Investors looking to take advantage of the cheap P/E multiple are probably hoping for valuation expansion. That's far from a certainty. Does Ford deserve to trade at a P/E multiple of 25, for example, that will put it in the same ballpark as the S&P 500? The bulls might think the stock is deserving of that valuation. But Ford doesn't have the characteristics that would make an investor believe that it's a high-quality business.
Its return on invested capital is very low, at a reported 7.3%. Consequently, there might not be an economic moat here. And the company's profitability isn't impressive. Plus, demand can be cyclical.
The most compelling argument working in Ford's favor is its long history, as it's been around for over a century. That staying power might turn heads, although it hasn't benefited shareholders.
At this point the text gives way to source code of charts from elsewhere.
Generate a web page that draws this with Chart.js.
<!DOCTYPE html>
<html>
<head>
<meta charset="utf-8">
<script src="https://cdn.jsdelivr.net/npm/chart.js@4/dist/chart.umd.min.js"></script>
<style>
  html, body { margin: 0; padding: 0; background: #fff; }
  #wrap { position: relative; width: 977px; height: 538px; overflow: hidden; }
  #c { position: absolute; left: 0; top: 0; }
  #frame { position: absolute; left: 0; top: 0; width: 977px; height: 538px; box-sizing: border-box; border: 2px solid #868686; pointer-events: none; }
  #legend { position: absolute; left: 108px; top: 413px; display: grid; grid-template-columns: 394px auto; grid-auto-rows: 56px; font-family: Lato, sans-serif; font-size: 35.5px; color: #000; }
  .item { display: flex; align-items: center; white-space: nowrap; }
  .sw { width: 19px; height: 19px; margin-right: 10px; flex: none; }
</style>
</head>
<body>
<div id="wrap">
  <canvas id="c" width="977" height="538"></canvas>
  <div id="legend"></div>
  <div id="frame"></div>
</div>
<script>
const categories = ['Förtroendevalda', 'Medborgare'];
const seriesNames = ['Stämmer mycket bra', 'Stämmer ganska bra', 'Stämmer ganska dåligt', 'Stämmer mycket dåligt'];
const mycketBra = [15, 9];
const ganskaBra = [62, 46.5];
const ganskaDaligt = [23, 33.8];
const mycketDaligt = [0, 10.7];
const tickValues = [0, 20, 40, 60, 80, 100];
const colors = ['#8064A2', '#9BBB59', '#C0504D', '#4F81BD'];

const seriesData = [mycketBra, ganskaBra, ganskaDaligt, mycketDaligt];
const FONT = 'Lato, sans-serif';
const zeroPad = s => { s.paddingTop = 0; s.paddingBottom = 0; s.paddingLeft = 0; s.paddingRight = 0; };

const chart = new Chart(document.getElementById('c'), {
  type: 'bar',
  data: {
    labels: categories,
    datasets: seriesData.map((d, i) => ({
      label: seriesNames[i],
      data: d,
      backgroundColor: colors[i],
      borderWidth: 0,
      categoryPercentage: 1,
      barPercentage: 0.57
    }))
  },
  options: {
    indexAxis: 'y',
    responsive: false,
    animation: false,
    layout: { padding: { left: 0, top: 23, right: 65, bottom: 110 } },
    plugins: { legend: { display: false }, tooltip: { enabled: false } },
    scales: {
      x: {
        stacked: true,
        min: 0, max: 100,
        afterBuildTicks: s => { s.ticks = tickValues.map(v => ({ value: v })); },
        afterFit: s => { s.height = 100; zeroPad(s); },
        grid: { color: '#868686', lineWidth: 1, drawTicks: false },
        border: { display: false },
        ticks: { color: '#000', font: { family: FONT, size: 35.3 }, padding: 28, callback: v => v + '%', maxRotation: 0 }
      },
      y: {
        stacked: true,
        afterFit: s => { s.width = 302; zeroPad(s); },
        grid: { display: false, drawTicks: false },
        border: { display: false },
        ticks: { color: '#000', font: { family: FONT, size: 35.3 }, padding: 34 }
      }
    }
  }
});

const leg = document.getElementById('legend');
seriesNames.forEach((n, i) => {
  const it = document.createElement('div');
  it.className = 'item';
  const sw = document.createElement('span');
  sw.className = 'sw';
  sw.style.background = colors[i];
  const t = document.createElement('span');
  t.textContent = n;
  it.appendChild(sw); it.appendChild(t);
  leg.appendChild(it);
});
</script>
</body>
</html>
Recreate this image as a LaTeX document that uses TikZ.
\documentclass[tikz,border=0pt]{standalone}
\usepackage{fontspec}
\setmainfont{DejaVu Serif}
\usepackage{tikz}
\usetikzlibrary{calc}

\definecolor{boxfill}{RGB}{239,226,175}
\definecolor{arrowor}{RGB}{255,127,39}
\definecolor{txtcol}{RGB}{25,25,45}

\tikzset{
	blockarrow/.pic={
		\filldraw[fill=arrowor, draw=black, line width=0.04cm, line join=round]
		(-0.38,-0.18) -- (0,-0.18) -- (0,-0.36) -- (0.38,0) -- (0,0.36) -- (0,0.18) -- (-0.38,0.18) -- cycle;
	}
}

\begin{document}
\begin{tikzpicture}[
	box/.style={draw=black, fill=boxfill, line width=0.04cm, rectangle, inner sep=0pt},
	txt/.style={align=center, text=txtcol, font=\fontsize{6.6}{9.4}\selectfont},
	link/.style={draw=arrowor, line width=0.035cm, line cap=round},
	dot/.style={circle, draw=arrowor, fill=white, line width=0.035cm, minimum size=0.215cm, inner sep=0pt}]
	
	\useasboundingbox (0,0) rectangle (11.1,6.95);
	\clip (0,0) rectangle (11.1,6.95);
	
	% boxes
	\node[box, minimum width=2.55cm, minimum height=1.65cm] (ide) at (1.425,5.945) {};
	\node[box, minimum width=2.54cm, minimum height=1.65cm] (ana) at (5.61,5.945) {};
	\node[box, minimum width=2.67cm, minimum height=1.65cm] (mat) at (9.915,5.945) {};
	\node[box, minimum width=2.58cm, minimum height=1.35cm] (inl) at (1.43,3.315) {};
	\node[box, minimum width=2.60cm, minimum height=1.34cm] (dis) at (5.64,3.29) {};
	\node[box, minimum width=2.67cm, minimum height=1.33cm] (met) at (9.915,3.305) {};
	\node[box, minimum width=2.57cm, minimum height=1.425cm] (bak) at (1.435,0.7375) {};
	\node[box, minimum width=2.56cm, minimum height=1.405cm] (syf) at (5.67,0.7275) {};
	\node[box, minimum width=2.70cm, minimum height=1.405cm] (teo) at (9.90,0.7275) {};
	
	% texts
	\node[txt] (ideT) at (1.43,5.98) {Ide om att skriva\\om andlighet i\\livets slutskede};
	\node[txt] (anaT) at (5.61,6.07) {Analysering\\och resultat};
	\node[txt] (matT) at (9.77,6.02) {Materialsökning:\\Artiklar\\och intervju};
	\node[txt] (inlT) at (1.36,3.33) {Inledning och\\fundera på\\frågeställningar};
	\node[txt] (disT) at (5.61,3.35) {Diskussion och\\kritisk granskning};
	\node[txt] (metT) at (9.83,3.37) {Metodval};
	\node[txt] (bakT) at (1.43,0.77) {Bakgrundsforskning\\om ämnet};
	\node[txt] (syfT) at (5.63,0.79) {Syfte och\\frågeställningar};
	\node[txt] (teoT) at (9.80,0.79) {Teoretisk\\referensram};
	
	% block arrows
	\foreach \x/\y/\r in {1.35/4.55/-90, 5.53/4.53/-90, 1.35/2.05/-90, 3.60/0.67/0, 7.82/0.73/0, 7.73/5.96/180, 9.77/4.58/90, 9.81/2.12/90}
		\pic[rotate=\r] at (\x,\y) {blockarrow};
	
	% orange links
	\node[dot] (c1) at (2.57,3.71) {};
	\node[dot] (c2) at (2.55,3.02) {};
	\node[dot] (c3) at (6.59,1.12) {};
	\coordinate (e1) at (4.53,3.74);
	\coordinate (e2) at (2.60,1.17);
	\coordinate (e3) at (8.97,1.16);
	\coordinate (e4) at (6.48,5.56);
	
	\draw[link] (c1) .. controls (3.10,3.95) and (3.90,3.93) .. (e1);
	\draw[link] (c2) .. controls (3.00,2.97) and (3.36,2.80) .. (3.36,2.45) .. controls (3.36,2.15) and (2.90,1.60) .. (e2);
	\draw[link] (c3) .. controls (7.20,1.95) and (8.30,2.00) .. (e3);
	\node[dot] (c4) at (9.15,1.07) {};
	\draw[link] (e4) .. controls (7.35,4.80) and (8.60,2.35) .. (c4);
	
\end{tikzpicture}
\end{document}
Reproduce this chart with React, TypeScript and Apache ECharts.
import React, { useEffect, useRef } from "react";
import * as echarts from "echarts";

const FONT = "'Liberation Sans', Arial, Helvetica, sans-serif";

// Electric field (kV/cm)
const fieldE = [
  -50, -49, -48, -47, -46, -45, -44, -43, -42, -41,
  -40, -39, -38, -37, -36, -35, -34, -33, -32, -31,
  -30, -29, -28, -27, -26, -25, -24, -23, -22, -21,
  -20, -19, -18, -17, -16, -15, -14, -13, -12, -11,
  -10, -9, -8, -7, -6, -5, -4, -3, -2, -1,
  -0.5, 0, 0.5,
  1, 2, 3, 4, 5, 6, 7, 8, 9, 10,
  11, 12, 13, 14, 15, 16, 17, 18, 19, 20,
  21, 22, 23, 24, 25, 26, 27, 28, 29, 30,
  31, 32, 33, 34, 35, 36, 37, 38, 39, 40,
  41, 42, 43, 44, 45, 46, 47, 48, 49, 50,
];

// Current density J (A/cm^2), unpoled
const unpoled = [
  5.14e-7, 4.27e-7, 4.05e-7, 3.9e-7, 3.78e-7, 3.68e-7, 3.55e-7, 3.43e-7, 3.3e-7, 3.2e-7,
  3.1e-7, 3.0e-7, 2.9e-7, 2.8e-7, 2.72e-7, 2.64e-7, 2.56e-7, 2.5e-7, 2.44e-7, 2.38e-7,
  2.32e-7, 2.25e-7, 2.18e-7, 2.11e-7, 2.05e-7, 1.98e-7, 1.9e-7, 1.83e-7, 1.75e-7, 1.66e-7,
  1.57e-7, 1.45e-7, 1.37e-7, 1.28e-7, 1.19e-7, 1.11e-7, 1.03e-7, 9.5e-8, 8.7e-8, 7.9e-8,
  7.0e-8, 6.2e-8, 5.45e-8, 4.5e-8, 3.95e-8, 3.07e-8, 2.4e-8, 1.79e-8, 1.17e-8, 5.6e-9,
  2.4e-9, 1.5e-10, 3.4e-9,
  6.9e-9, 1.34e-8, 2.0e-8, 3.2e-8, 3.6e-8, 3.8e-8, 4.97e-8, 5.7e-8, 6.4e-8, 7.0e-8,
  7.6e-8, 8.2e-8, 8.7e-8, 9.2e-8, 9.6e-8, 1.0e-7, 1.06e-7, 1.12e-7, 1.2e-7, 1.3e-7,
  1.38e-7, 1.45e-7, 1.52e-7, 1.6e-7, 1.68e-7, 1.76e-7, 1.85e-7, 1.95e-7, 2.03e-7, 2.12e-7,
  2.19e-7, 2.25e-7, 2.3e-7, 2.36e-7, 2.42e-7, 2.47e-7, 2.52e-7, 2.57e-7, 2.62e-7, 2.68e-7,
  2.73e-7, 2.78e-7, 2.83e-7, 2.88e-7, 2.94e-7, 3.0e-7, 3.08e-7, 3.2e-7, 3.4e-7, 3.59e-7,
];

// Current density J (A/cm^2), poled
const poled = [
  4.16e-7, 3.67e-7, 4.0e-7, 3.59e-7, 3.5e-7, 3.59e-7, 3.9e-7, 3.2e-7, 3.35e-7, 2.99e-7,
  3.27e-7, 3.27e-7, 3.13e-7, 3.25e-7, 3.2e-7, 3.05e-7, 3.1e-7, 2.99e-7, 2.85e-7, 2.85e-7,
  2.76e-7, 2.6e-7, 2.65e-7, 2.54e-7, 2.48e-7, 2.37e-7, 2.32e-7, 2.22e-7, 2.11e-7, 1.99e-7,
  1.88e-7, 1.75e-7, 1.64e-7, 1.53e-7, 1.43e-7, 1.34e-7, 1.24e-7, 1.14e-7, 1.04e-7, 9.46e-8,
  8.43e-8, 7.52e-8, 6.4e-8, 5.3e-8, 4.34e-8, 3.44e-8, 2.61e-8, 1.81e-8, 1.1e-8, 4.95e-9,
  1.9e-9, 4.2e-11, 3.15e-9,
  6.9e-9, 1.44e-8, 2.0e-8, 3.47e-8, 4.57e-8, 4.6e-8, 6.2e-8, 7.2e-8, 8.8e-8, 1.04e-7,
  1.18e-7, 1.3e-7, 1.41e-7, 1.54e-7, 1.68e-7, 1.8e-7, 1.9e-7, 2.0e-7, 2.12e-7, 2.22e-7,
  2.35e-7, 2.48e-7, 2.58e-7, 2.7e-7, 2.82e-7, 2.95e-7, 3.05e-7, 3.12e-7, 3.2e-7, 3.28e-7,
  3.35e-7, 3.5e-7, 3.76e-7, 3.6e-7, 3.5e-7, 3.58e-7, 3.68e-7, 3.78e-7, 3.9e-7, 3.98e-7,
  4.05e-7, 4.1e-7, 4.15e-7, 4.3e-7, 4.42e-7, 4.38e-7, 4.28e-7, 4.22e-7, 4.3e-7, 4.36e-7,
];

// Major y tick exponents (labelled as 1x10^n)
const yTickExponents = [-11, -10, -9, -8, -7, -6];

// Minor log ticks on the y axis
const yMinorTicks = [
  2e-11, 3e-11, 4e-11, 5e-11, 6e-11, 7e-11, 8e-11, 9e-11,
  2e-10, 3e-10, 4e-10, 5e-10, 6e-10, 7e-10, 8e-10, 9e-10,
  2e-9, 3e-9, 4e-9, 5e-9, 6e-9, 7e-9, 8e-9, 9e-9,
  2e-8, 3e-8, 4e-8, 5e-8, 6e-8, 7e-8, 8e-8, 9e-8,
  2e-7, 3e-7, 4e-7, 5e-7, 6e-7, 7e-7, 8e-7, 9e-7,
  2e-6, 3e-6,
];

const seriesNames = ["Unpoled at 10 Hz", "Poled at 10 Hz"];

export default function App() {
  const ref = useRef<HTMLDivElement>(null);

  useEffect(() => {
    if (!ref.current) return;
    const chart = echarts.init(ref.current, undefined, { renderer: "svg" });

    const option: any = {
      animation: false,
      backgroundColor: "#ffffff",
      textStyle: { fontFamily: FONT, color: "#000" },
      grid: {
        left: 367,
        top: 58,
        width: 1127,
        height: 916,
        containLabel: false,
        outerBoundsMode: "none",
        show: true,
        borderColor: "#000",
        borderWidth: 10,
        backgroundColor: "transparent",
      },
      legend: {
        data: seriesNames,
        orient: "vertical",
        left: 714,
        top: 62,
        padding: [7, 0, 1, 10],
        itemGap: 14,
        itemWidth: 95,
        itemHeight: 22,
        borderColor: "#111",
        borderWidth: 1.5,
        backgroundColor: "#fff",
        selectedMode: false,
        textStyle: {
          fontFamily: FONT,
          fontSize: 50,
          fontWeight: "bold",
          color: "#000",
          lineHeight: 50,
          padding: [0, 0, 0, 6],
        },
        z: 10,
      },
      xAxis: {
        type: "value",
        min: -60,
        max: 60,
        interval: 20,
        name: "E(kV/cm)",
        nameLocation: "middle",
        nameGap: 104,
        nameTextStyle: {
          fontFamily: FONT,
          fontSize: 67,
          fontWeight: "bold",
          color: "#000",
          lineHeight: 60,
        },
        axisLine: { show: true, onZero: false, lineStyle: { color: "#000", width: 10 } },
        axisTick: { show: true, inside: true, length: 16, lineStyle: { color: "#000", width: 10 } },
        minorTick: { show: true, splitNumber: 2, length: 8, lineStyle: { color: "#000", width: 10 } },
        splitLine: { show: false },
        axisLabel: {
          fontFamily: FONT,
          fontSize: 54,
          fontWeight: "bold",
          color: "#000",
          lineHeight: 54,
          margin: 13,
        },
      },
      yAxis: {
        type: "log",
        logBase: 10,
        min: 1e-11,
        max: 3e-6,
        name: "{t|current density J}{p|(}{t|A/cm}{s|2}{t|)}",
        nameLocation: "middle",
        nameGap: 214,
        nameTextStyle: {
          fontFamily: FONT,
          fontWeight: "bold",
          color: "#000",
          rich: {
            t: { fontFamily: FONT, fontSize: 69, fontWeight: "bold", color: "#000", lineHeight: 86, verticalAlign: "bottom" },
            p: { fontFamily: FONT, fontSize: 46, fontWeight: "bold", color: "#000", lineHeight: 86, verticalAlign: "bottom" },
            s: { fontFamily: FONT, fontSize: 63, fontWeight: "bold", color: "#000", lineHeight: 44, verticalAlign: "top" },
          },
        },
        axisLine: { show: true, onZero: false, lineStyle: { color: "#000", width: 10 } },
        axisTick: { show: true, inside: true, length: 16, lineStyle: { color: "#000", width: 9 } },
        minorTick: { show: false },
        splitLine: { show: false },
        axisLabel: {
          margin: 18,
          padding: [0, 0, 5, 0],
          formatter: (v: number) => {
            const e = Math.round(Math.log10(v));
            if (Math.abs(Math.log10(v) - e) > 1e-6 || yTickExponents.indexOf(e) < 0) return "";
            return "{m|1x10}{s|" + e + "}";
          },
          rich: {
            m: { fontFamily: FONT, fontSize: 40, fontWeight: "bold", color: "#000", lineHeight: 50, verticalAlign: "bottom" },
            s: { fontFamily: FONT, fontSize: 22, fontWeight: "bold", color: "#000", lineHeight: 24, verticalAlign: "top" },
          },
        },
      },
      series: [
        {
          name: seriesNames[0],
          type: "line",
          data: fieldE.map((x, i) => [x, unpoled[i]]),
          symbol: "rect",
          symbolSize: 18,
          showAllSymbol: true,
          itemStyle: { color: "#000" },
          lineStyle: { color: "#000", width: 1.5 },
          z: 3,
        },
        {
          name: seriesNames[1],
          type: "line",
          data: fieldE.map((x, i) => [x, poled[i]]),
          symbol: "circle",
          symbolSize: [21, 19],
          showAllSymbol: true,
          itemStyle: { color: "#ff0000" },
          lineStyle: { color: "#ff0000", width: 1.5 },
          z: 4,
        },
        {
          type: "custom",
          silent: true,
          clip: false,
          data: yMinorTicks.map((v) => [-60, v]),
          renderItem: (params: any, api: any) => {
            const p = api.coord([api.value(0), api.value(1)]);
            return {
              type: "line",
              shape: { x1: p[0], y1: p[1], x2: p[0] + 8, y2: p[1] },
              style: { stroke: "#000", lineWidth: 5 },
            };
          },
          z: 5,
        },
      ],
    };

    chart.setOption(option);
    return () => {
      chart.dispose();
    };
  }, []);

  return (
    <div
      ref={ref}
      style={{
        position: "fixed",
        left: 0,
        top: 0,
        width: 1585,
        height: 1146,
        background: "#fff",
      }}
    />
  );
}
In the past decade, the stock has produced a total return of 60%. That translates to a wildly disappointing annualized return of 4.8%.
To be fair, Ford can have short time spans when the stock does well, as has been the case in 2025. But I believe that this trend of underperformance will be a mainstay over the long run, say the next 10 years and beyond. That's why I'm not buying the stock.